"Incredibly Loud and Incredibly Close"
by Jonathon Safran Foer
What about little microphones? What if everyone swallowed them, and they played the sounds of our hearts through little speakers, which could be in the pouches of our overalls? When you skateboarded down the street at night you could hear everyone’s heartbeat, and then could hear yours, sort of like sonar. One weird thing is, I wonder if everyone’s hearts would start to beat at the same time, like how women who live together have their menstrual periods at the same time, which I know about, but don’t really want to know about. That would be so weird, except that the place in the hospital where babies are born would sound like a crystal chandelier in a houseboat, because the babies wouldn’t have had time to match up their heartbeats yet. And at the finish line at the end of the New York City Marathon it would sound like war.
- page 1
“Who said there had to be a reason?” “No one did, exactly.” “My question was rhetorical.” “What’s that mean?” “It means I wasn’t asking for an answer, but to make a point.” “What point?” “That there doesn’t have to be a reason.” “But if there isn’t a reason, they why does the universe exist at all?” “Because of sympathetic conditions.” “So they why am I your son?” “Because Mom and I made love, and one of my sperm fertilized one of her eggs.” “Excuse me while I regurgitate.” “Don’t act your age.” “Well, what I don’t get is why do we exist? I don’t mean how, but why.” I watched the fireflies of his thoughts orbit his head. He said, “We exist because we exist.” “What the?” “We could imagine all sorts of universes like this one, but this is the one that happened.”
- page 12-13
I felt, that night, on that stage, under that skull, incredibly close to everything in the universe, but also extremely alone. I wondered, for the first time in my life, if life was worth all the work it took to live. What exactly made it worth it? What's so horrible about being dead for ever, and not feeling anything, and not even dreaming? What's so great about feeling and dreaming?
- page 145
He had a wall of masks from every country he’d been to, like Armenia and Chile and Ethiopia. “It’s not a horrible world,” he told me, putting a Cambodian mask on his face, “but it’s filled with a lot of horrible people!”
- page 156
What if the water that came out of the shower was treated with a chemical that responded to a combination of things, like your heart-beat, and your body temperature, and your brain waves, so that your skin changed color according to your mood? If you were extremely excited your skin would turn green, and if you were angry you’d turn red, obviously, and if you felt like shiitake you’d turn brown, and if you were blue you’d turn blue.
- page 163
I felt suddenly shy.
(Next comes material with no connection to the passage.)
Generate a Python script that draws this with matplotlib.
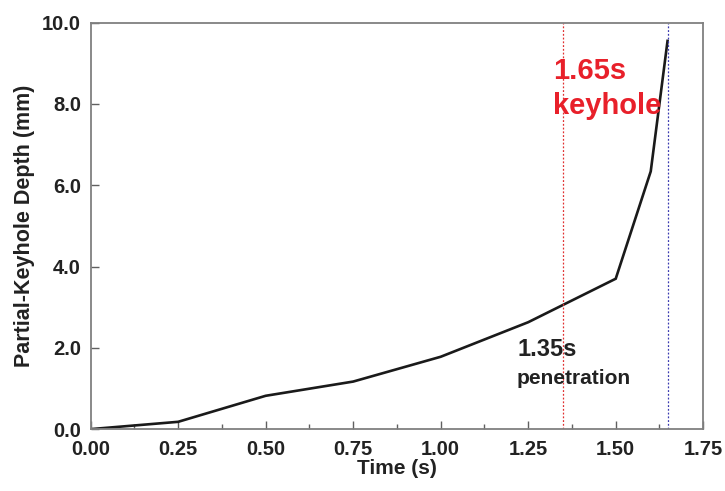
import numpy as np
import matplotlib.pyplot as plt
from matplotlib.ticker import MultipleLocator

plt.rcParams['font.family'] = ['Liberation Sans', 'DejaVu Sans']

# partial-keyhole depth vs. time
time_s = [0.0, 0.25, 0.50, 0.75, 1.00, 1.25, 1.50, 1.60, 1.648]
depth_mm = [0.0, 0.18, 0.82, 1.17, 1.78, 2.63, 3.70, 6.34, 9.55]

t_penetration = 1.35
t_keyhole = 1.65

fig = plt.figure(figsize=(7.25, 4.91), dpi=100)
ax = fig.add_axes([0.125, 0.126, 0.845, 0.828])

ax.plot(time_s, depth_mm, color='#1a1a1a', lw=1.9, solid_joinstyle='miter')
ax.axvline(t_penetration, color='#e03030', lw=0.9, ls=(0, (1.5, 1.5)))
ax.axvline(t_keyhole, color='#3a3ab0', lw=0.9, ls=(0, (1.5, 1.5)))

ax.text(1.32, 8.80, '1.65s', color='#e8202a', fontsize=21,
        fontweight='bold', va='center', ha='left')
ax.text(1.32, 7.95, 'keyhole', color='#e8202a', fontsize=21,
        fontweight='bold', va='center', ha='left')
ax.text(1.218, 1.97, '1.35s', color='#222222', fontsize=17,
        fontweight='bold', va='center', ha='left')
ax.text(1.218, 1.25, 'penetration', color='#222222', fontsize=15,
        fontweight='bold', va='center', ha='left')

ax.set_xlim(0, 1.75)
ax.set_ylim(0, 10)
ax.xaxis.set_major_locator(MultipleLocator(0.25))
ax.xaxis.set_minor_locator(MultipleLocator(0.125))
ax.yaxis.set_major_locator(MultipleLocator(2))
ax.xaxis.set_major_formatter(plt.FuncFormatter(lambda v, p: f'{v:.2f}'))
ax.yaxis.set_major_formatter(plt.FuncFormatter(lambda v, p: f'{v:.1f}'))

for s in ax.spines.values():
    s.set_color('#808080')
    s.set_linewidth(1.3)
ax.tick_params(which='both', direction='in', color='#606060', top=False, right=False)
ax.tick_params(which='major', length=6, width=1.0, labelsize=14.5)
ax.tick_params(axis='x', which='major', pad=8)
ax.tick_params(axis='y', which='major', pad=7)
ax.tick_params(which='minor', length=3.5, width=1.0)
for lbl in ax.get_xticklabels() + ax.get_yticklabels():
    lbl.set_fontweight('bold')
    lbl.set_color('#222222')

ax.set_xlabel('Time (s)', fontsize=15, fontweight='bold', color='#222222', labelpad=0)
ax.set_ylabel('Partial-Keyhole Depth (mm)', fontsize=15.5, fontweight='bold',
              color='#222222', labelpad=5)

fig.savefig('out.png', dpi=100)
I was not used to shy. I was used to shame.
Shyness is when you turn your head away from something you want.
Shame is when you turn your head away from something you do not want.
- page 179
“I feel too much. That's what's going on.” “Do you think one can feel too much? Or just feel in the wrong ways?” “My insides don't match up with my outsides.” “Do anyone's insides and outsides match up?” “I don't know. I'm only me.” “Maybe that's what a person's personality is: the difference between the inside and outside.” “But it's worse for me.” “I wonder if everyone thinks it's worse for him.” “Probably. But it really is worse for me.”